The metric results are not weighted equally. Currently the weights are:

  • 5X - first meaningful paint
  • 5X - first interactive
  • 5X - consistently interactive
  • 1X - perceptual speed index
  • 1X - estimated input latency

These weights were determined based on heuristics, and the Lighthouse team is working on formalizing this approach through more field data.

How do performance metrics get scored?

Once Lighthouse is done gathering the raw performance metrics for your website (metrics reported in miliseconds), it converts them into a score by mapping the raw performance number to a number between 0-100 by looking where your raw performance metric falls on the Lighthouse scoring distribution. The Lighthouse scoring distribution is a log normal distribution that is derived from the performance metrics of real website performance data (see sample distribution here).
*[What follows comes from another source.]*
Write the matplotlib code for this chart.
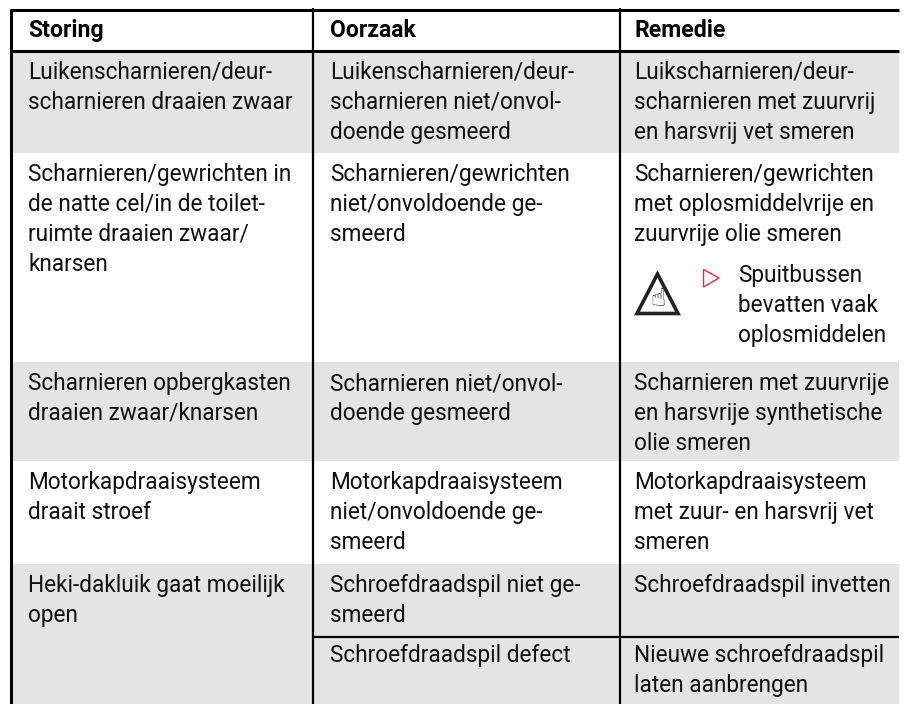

Once we finish computing the percentile equivalent of your raw performance score, we take the weighted average of all the performance metrics (per the weighting above, with 5x weight given to first meaningful weight, first interactive, and consistently interactive). Finally, we apply a coloring to the score (green, orange, and red) depending on what "bucket" your score falls in. Roughly, this maps to:

  • Red (poor score): 0-44.
  • Orange (average): 45-74
  • Green (good): 75-100.

What can developers do to improve their performance score?

*Note: we've built a little calculator that can help you understand what thresholds you should be aiming for achieving a certain Lighthouse performance score. *

Lighthouse has a whole section in the report on improving your performance score under the “Opportunities” section. There are detailed suggestions and documentation that explains the different suggestions and how to implement them. Additionally, the diagnostics section lists additional guidance that developers can explore to further experiment and tweak with their performance.

PWA

How is the PWA score calculated?

The PWA score is calculated based on the Baseline PWA checklist, which lists 14 requirements. Lighthouse tests for 11 out of the 14 requirements automatically, with the other 3 being manual checks. Each of the 11 audits for the PWA section of the report is weighted equally, so implementing any of the audits correctly will increase your overall score by ~9 points.

Accessibility

How is the accessibility score calculated?

The accessibility score is a weighted average of all the different audits (the weights for each audit can be found in the scoring spreadsheet). Each audit is a pass/fail (meaning there is no room for partial points for getting an audit half-right). For example, that means if half your buttons have screenreader friendly names, and half don't, you don't get "half" of the weighted average-you get a 0 because it needs to be implemented throughout the page.

Best Practices

How is the Best Practices score calculated?

Each audit in the Best Practices section is equally weighted. Therefore, implementing each audit correctly will increase your overall score by ~6 points.